Good point, a mate's Dad was diagnosed with terminal lung cancer 15 years ago or so (spent most of his life working with asbestos). Was given a matter of weeks.

He sought out an Oz doctor (Ian Gawler), who was big into nutrition, meditation, and developing a mental sense of accepting the disease whatever the outcome.

Wolf fought the cancer, and within 6 months had not a trace (lots of scar tissue, so he wasn't "healed", just cancer free).

Passed recently from heart failure, but 15 years is way better than 4 weeks.
 
I'm with you on hating cancer. It got my father in law. I couldn't have asked for a better man for a father in law. He was never judgemental towards me, ever. It was a huge blow to my wife and her family.

While I'm at it, I hate heart disease also. It got my father at 46 years of age. He was my idol. A brave soldier in his time. Hard on disipline with us kids but, I'm glad to an extent because I did not turn out like so many spoiled kids nowadays.
 
Yeah, it sucks.

My mother died of cancer in 1993, I had kidney cancer and had a kidney removed along with the offending tumors 3 years ago, a good friend just died of pancreatic cancer after nearly beating non-Hodgkin's lymphoma, another good friend is dying of brain cancer. Yeah, it sucks.

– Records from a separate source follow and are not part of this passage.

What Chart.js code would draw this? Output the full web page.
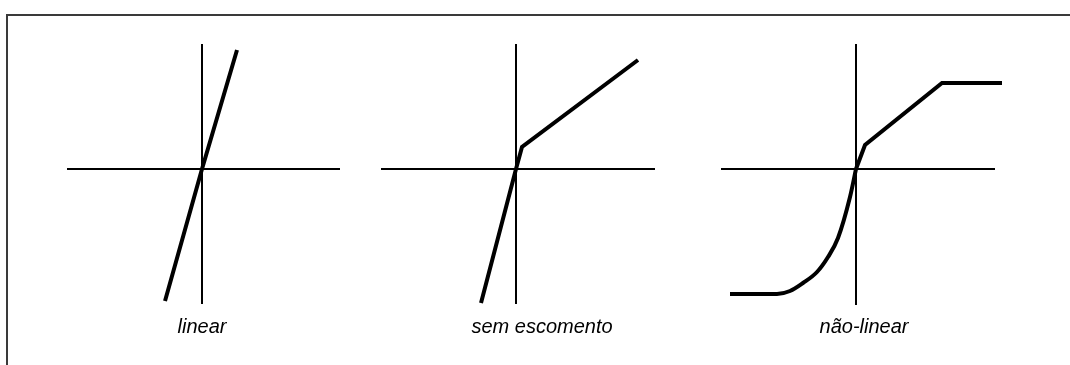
<!DOCTYPE html>
<html>
<head>
<meta charset="utf-8">
<script src="https://cdn.jsdelivr.net/npm/chart.js@4.4.1/dist/chart.umd.min.js"></script>
<style>
  html, body { margin: 0; padding: 0; background: #fff; }
  body { width: 1070px; height: 365px; position: relative; overflow: hidden; }
  .frame { position: absolute; left: 6px; top: 14px; width: 1070px; height: 360px;
           border-top: 2px solid #3a3a3a; border-left: 2px solid #3a3a3a; }
  .panel { position: absolute; top: 20px; width: 340px; height: 325px; }
</style>
</head>
<body>
<div class="frame"></div>
<div class="panel" id="p0"><canvas id="c0"></canvas></div>
<div class="panel" id="p1"><canvas id="c1"></canvas></div>
<div class="panel" id="p2"><canvas id="c2"></canvas></div>
<script>
// ---- Data (abstract units, origin at axes crossing) ----
const panelLabels = ['linear', 'sem escomento', 'não-linear'];

// panel 1: linear
const linearX = [-3.7, 0, 3.5];
const linearY = [-13.2, 0, 11.9];

// panel 2: sem escomento
const semEscX = [-3.5, 0, 0.6, 12.2];
const semEscY = [-13.4, 0, 2.2, 10.9];

// panel 3: não-linear (curved lower part + straight upper part)
const naoLinCurveX = [-12.6, -7.9, -6.6, -5.3, -3.9, -2.8, -1.8, -0.6, 0];
const naoLinCurveY = [-12.5, -12.5, -12.2, -11.4, -10.3, -8.8, -6.9, -2.8, 0];
const naoLinUpperX = [0, 0.9, 8.6, 14.6];
const naoLinUpperY = [0, 2.4, 8.6, 8.6];

// axis extents per panel: [xLeft, xRight], [yBottom, yTop]
const axisXExtent = [[-13.5, 13.8], [-13.5, 13.9], [-13.5, 13.9]];
const axisYExtent = [[-13.5, 12.5], [-13.5, 12.5], [-13.6, 12.5]];

// ---- Build ----
function pts(xs, ys) { return xs.map((x, i) => ({ x: x, y: ys[i] })); }

const panelCurves = [
  [{ data: pts(linearX, linearY), smooth: false }],
  [{ data: pts(semEscX, semEscY), smooth: false }],
  [{ data: pts(naoLinCurveX, naoLinCurveY), smooth: true },
   { data: pts(naoLinUpperX, naoLinUpperY), smooth: false }]
];

// layout (pixels): origin x of each panel and centre x of its caption
const originPx = [202, 516, 856];
const captionPx = [202, 542, 864];
const PANEL_W = 340, PX_PER_UNIT = 10;

function axisDataset(points) {
  return {
    data: points, borderColor: '#000', borderWidth: 2, pointRadius: 0,
    fill: false, tension: 0, borderCapStyle: 'butt', order: 2
  };
}

for (let i = 0; i < 3; i++) {
  const left = captionPx[i] - PANEL_W / 2;
  const wrap = document.getElementById('p' + i);
  wrap.style.left = left + 'px';
  const xMin = (left - originPx[i]) / PX_PER_UNIT;
  const xMax = xMin + PANEL_W / PX_PER_UNIT;

  const datasets = [];
  datasets.push(axisDataset([{ x: axisXExtent[i][0], y: 0 }, { x: axisXExtent[i][1], y: 0 }]));
  datasets.push(axisDataset([{ x: 0, y: axisYExtent[i][0] }, { x: 0, y: axisYExtent[i][1] }]));
  panelCurves[i].forEach(c => {
    datasets.push({
      data: c.data, borderColor: '#000', borderWidth: 4, pointRadius: 0, fill: false,
      tension: 0, cubicInterpolationMode: c.smooth ? 'monotone' : 'default',
      borderJoinStyle: 'miter', borderCapStyle: 'butt', order: 1
    });
  });

  new Chart(document.getElementById('c' + i), {
    type: 'scatter',
    data: { datasets: datasets },
    options: {
      responsive: true, maintainAspectRatio: false, animation: false,
      showLine: true,
      layout: { padding: 0 },
      plugins: {
        legend: { display: false },
        tooltip: { enabled: false },
        title: {
          display: true, position: 'bottom', text: panelLabels[i], color: '#000',
          font: { family: '"Liberation Sans", Arial, sans-serif', size: 20, style: 'italic', weight: 'normal', lineHeight: 1.2 },
          padding: { top: 5, bottom: 6 }
        }
      },
      scales: {
        x: { type: 'linear', display: false, min: xMin, max: xMax },
        y: { type: 'linear', display: false, min: -14.1, max: 14.9 }
      }
    }
  });
}
</script>
</body>
</html>
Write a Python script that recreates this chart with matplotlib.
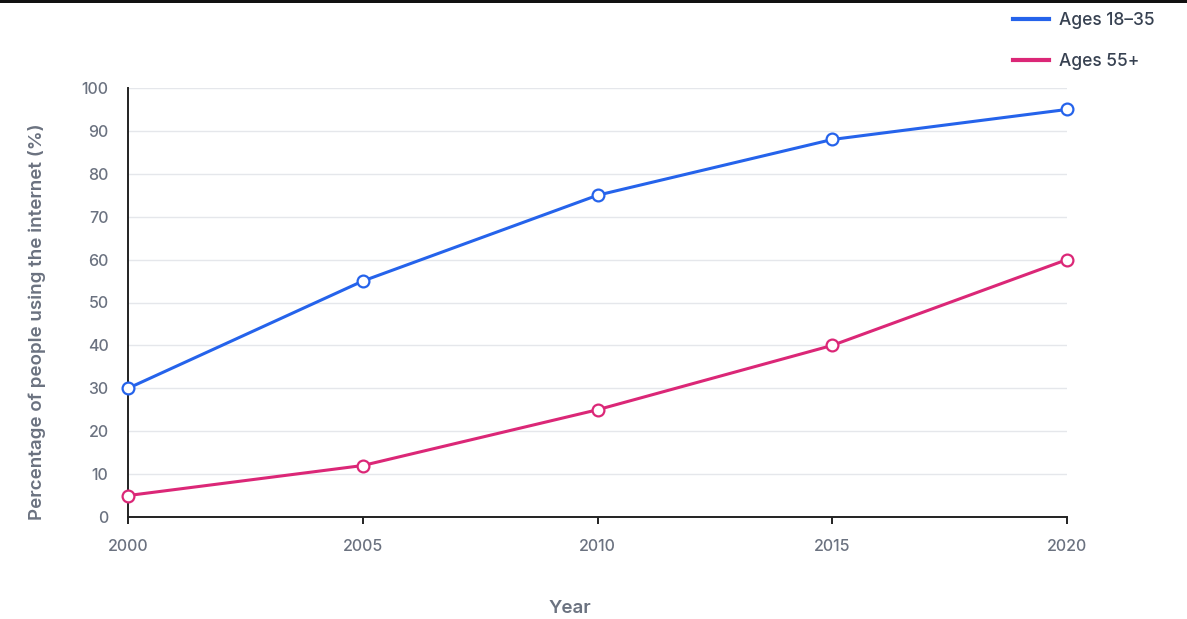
import matplotlib.pyplot as plt
from matplotlib.patches import Rectangle

# data
years = [2000, 2005, 2010, 2015, 2020]
young = [30, 55, 75, 88, 95]
older = [5, 12, 25, 40, 60]
labels = ["Ages 18\u201335", "Ages 55+"]
yticks = list(range(0, 101, 10))

plt.rcParams['font.family'] = ['Inter', 'DejaVu Sans']

fig = plt.figure(figsize=(11.87, 6.19), dpi=100)
ax = fig.add_axes([128/1187, 102/619, 939/1187, 429/619])

blue = '#2563eb'
pink = '#db2777'
for vals, c, lab in [(young, blue, labels[0]), (older, pink, labels[1])]:
    ax.plot(years, vals, color=c, lw=2.2, marker='o', ms=8.5,
            mfc='white', mec=c, mew=1.6, label=lab, clip_on=False, zorder=3)

ax.set_xlim(2000, 2020)
ax.set_ylim(0, 100)
ax.set_xticks(years)
ax.set_yticks(yticks)
ax.grid(axis='y', color='#e5e7eb', lw=1)
ax.set_axisbelow(True)
for s in ['top', 'right']:
    ax.spines[s].set_visible(False)
for s in ['left', 'bottom']:
    ax.spines[s].set_color('#222222')
    ax.spines[s].set_linewidth(1.4)
ax.tick_params(axis='x', length=5, width=1.4, color='#222222', pad=11,
               labelsize=11.5, labelcolor='#6b7280')
ax.tick_params(axis='y', length=0, pad=14, labelsize=11.5, labelcolor='#6b7280')
for t in ax.get_xticklabels() + ax.get_yticklabels():
    t.set_fontweight('medium')

ax.set_xlabel('Year', fontsize=13.5, color='#6b7280', fontweight='semibold')
ax.xaxis.set_label_coords(0.4707, -0.194)
ax.set_ylabel('Percentage of people using the internet (%)', fontsize=13.5,
              color='#6b7280', fontweight='semibold')
ax.yaxis.set_label_coords(-0.087, 0.455)

leg = fig.legend(loc='upper left', bbox_to_anchor=(997/1187, 1 + 4/619),
                 frameon=False, fontsize=12.5, handlelength=2.1, handletextpad=0.6,
                 labelspacing=1.42, markerscale=0)
for t in leg.get_texts():
    t.set_color('#374151')
    t.set_fontweight('medium')
for h in leg.get_lines():
    h.set_marker('')
    h.set_linewidth(3)

fig.add_artist(Rectangle((0, 1 - 3/619), 1, 3/619, transform=fig.transFigure,
                         color='#111111', lw=0))

fig.savefig('out.png', dpi=100)
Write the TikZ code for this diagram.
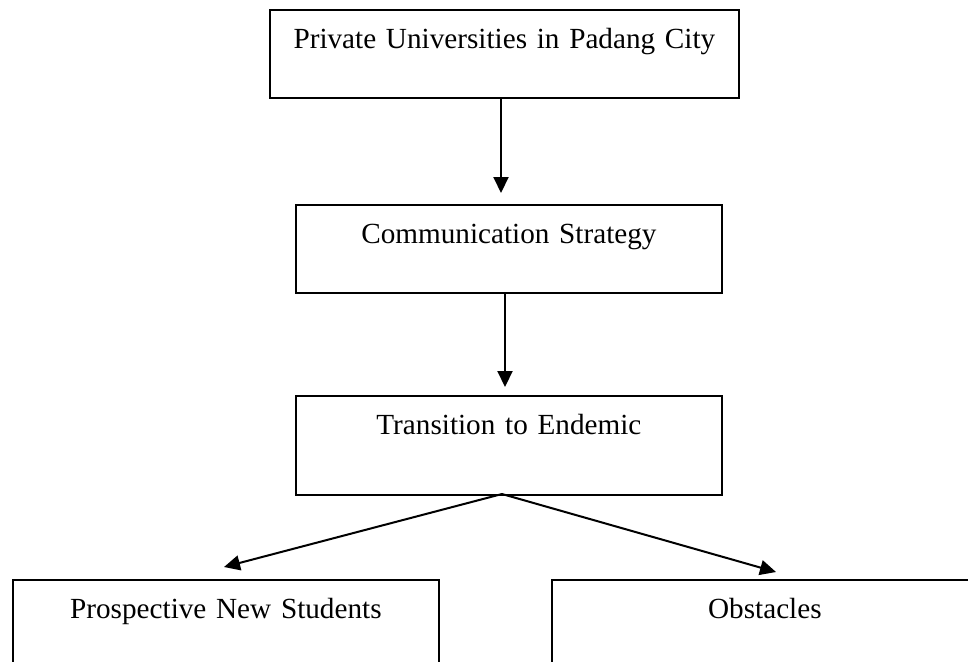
\documentclass[tikz,border=0pt]{standalone}
\usepackage{fontspec}
\setmainfont{Liberation Serif}
\usepackage{tikz}
\usetikzlibrary{arrows.meta,positioning}

\begin{document}
\begin{tikzpicture}[x=0.5pt, y=-0.5pt,
    fbox/.style={draw, line width=0.9pt, inner sep=0pt, anchor=north west,
                 align=center, text width=213pt, text height=19.5pt, text depth=24.5pt,
                 font=\fontsize{14.6}{17}\selectfont},
    arr/.style={-{Triangle[length=8pt, width=7.5pt]}, line width=1pt},
]
\clip (0,0) rectangle (968,661);

\node[fbox, text width=234.5pt] (univ) at (269,9) {Private Universities in Padang City};
\node[fbox] (comm) at (295,204) {Communication Strategy};
\node[fbox, text depth=30pt] (trans) at (295,395) {Transition to Endemic};
\node[fbox, text depth=60pt] (pros) at (12,579) {Prospective New Students};
\node[fbox, text depth=60pt] (obst) at (551,579) {Obstacles};

% arrow ends stop short of the boxes
\coordinate (a1) at (501,193);
\coordinate (a2) at (505,387);
\coordinate (a3) at (224,567);
\coordinate (a4) at (776,572);
\coordinate (fork) at (502,494);

\draw[arr] (univ.south -| a1) -- (a1);
\draw[arr] (comm.south -| a2) -- (a2);
\draw[arr] (fork) -- (a3);
\draw[arr] (fork) -- (a4);
\end{tikzpicture}
\end{document}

On the other hand, I have been privileged to see some outstanding people deal with serious adversity in a dignified, even heroic way.
 
I have just gotten word. He is having trouble breathing. His heart is having problems. He is getting really cold and is bleeding internally everywhere. Last I saw, he was improving. This could be the end, very soon and unfortunately, I am not in Houston. I had to move back to Baton Rouge for school. Thank you all for the prayers and support.